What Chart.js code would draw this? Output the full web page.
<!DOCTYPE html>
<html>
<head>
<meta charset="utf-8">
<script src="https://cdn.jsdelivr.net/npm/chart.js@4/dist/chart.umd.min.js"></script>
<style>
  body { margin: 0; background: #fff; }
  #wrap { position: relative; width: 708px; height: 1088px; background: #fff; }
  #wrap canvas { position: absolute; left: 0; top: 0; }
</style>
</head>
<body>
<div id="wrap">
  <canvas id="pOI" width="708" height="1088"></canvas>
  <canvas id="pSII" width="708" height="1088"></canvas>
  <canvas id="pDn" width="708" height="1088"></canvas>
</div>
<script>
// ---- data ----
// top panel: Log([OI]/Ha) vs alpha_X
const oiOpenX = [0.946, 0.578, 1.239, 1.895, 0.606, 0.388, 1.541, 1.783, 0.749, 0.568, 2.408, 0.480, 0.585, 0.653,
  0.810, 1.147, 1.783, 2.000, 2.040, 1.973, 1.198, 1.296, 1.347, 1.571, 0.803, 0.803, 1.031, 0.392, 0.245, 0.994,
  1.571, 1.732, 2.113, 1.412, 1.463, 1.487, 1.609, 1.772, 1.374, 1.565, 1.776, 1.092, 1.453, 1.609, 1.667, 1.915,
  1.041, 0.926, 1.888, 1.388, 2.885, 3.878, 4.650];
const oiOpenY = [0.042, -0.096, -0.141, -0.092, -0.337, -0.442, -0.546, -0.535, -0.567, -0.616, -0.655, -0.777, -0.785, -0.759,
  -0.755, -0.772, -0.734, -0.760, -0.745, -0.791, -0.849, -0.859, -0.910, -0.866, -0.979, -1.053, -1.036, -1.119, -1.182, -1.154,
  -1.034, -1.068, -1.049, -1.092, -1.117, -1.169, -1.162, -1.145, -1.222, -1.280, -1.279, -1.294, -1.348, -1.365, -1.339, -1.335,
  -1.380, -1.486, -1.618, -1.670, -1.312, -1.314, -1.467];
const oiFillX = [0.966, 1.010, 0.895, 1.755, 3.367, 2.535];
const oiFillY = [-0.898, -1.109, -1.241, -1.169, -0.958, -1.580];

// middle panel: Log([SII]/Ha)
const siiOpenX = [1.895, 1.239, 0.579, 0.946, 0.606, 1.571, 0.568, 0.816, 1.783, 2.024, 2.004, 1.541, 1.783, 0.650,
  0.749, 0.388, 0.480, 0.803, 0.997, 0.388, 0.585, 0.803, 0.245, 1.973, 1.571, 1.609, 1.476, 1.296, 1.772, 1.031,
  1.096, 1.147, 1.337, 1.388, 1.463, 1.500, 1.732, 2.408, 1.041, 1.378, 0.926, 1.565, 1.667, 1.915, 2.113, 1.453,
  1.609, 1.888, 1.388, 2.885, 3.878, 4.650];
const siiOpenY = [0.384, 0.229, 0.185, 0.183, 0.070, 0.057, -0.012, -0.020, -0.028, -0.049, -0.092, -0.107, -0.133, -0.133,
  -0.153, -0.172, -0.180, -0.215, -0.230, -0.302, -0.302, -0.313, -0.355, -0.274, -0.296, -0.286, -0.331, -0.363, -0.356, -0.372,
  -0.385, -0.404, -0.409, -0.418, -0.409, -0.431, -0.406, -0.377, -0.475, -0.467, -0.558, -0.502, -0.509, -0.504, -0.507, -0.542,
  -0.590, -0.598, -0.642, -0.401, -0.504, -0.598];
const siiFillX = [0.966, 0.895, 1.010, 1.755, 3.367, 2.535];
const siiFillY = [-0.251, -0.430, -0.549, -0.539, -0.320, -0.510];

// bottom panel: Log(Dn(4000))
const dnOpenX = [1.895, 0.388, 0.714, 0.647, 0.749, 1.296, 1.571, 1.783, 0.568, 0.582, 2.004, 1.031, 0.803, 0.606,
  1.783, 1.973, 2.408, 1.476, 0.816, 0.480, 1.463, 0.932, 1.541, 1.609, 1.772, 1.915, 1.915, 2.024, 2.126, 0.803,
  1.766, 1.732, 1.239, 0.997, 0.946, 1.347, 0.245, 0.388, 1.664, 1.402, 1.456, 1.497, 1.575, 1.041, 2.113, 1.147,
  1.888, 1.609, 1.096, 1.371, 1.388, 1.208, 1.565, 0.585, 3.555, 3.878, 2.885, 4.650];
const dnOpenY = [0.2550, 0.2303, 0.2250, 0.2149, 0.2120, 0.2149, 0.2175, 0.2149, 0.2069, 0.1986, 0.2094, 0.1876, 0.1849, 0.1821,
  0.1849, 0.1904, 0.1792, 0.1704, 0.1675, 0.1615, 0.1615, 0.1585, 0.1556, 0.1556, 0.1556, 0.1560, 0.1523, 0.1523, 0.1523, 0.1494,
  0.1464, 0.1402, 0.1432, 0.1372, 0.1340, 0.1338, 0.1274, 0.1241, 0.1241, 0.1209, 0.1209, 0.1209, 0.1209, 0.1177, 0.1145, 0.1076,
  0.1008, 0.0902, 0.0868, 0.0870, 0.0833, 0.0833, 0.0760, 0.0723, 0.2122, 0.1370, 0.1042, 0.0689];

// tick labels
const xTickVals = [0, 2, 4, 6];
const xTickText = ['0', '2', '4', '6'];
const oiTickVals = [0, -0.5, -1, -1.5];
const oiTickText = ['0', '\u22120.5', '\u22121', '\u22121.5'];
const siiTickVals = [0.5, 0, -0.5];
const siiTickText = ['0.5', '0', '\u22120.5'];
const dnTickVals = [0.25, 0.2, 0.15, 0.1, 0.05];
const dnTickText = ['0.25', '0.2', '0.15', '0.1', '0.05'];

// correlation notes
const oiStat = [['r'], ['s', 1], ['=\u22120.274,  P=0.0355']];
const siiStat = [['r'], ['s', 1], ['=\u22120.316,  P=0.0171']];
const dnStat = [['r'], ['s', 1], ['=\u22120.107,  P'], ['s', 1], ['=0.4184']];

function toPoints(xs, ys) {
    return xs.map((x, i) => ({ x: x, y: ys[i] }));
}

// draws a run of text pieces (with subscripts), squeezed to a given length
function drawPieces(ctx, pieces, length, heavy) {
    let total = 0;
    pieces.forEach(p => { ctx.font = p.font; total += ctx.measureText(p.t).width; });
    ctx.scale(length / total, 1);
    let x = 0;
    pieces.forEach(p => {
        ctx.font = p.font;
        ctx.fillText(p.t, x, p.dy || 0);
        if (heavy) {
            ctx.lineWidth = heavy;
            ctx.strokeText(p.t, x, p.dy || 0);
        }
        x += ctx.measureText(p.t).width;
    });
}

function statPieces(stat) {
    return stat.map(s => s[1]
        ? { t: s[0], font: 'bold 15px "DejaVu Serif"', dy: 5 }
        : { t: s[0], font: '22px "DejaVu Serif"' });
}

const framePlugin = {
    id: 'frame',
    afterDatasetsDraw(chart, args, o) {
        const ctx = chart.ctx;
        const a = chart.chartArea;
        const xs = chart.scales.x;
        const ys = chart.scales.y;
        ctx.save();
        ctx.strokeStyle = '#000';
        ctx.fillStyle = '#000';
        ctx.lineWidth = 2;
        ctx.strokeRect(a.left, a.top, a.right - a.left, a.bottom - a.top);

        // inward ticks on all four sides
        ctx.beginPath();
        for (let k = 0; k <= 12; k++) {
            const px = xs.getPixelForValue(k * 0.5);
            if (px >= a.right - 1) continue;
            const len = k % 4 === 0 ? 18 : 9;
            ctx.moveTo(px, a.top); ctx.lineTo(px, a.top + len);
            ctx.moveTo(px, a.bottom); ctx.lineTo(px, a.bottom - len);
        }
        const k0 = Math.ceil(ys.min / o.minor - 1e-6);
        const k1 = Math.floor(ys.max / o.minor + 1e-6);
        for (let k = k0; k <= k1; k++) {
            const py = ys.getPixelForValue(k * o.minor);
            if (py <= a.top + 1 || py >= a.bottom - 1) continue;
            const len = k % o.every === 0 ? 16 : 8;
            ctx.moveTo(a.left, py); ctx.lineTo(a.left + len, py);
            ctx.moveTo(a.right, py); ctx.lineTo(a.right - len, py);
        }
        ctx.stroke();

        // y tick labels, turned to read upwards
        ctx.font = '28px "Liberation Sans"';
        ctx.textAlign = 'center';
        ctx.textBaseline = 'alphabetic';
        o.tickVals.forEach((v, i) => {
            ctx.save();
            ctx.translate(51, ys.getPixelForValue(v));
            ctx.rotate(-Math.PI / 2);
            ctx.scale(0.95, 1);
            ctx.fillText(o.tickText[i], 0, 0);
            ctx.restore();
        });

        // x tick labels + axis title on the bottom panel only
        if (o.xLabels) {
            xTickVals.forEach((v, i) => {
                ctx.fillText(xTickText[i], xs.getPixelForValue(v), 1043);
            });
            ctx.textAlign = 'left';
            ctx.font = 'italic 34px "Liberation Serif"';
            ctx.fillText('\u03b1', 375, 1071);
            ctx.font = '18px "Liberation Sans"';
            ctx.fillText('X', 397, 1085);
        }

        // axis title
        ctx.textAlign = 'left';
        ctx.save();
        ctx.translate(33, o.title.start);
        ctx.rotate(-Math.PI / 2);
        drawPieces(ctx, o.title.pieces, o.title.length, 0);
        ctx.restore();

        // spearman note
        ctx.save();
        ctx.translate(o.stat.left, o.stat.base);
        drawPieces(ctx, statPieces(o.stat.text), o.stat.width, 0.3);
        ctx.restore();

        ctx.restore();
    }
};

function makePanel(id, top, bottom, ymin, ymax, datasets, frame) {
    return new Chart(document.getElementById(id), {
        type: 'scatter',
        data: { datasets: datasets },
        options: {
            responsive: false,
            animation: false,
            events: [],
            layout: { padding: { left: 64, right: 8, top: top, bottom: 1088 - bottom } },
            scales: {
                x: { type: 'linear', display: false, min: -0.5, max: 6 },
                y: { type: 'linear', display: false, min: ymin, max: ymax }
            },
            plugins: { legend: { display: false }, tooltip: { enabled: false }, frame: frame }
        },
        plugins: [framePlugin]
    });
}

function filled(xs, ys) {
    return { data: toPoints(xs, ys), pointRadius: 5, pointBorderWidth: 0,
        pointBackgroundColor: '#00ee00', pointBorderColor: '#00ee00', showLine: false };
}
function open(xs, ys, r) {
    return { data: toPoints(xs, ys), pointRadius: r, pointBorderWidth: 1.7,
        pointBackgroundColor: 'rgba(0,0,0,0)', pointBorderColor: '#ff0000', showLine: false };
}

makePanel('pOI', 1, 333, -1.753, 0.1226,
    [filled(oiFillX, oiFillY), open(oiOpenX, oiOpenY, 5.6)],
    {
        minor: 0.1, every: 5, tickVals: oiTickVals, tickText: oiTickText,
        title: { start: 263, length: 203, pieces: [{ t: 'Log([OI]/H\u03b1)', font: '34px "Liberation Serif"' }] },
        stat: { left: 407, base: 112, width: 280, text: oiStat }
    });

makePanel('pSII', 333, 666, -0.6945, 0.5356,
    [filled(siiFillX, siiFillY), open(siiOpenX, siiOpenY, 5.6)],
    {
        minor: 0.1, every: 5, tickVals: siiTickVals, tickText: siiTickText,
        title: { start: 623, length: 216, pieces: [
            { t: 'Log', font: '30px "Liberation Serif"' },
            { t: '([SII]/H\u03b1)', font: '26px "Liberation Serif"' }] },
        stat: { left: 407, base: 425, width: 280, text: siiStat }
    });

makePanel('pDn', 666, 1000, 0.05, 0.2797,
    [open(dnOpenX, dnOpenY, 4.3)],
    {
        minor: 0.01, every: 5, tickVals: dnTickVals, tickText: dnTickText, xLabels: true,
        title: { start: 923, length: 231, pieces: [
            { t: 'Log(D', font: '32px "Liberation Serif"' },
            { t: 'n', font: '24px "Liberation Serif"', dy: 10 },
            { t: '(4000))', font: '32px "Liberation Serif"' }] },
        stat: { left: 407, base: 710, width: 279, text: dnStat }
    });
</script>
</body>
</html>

○ ○ ○ ○ ○

- **THE REQUEST**: From the top of the listing above, restate each line word for word up to and including the line with "-1.169, -0.958, -1.580];"; add nothing else.

- **FINAL ANSWER**:
What Chart.js code would draw this? Output the full web page.
<!DOCTYPE html>
<html>
<head>
<meta charset="utf-8">
<script src="https://cdn.jsdelivr.net/npm/chart.js@4/dist/chart.umd.min.js"></script>
<style>
  body { margin: 0; background: #fff; }
  #wrap { position: relative; width: 708px; height: 1088px; background: #fff; }
  #wrap canvas { position: absolute; left: 0; top: 0; }
</style>
</head>
<body>
<div id="wrap">
  <canvas id="pOI" width="708" height="1088"></canvas>
  <canvas id="pSII" width="708" height="1088"></canvas>
  <canvas id="pDn" width="708" height="1088"></canvas>
</div>
<script>
// ---- data ----
// top panel: Log([OI]/Ha) vs alpha_X
const oiOpenX = [0.946, 0.578, 1.239, 1.895, 0.606, 0.388, 1.541, 1.783, 0.749, 0.568, 2.408, 0.480, 0.585, 0.653,
  0.810, 1.147, 1.783, 2.000, 2.040, 1.973, 1.198, 1.296, 1.347, 1.571, 0.803, 0.803, 1.031, 0.392, 0.245, 0.994,
  1.571, 1.732, 2.113, 1.412, 1.463, 1.487, 1.609, 1.772, 1.374, 1.565, 1.776, 1.092, 1.453, 1.609, 1.667, 1.915,
  1.041, 0.926, 1.888, 1.388, 2.885, 3.878, 4.650];
const oiOpenY = [0.042, -0.096, -0.141, -0.092, -0.337, -0.442, -0.546, -0.535, -0.567, -0.616, -0.655, -0.777, -0.785, -0.759,
  -0.755, -0.772, -0.734, -0.760, -0.745, -0.791, -0.849, -0.859, -0.910, -0.866, -0.979, -1.053, -1.036, -1.119, -1.182, -1.154,
  -1.034, -1.068, -1.049, -1.092, -1.117, -1.169, -1.162, -1.145, -1.222, -1.280, -1.279, -1.294, -1.348, -1.365, -1.339, -1.335,
  -1.380, -1.486, -1.618, -1.670, -1.312, -1.314, -1.467];
const oiFillX = [0.966, 1.010, 0.895, 1.755, 3.367, 2.535];
const oiFillY = [-0.898, -1.109, -1.241, -1.169, -0.958, -1.580];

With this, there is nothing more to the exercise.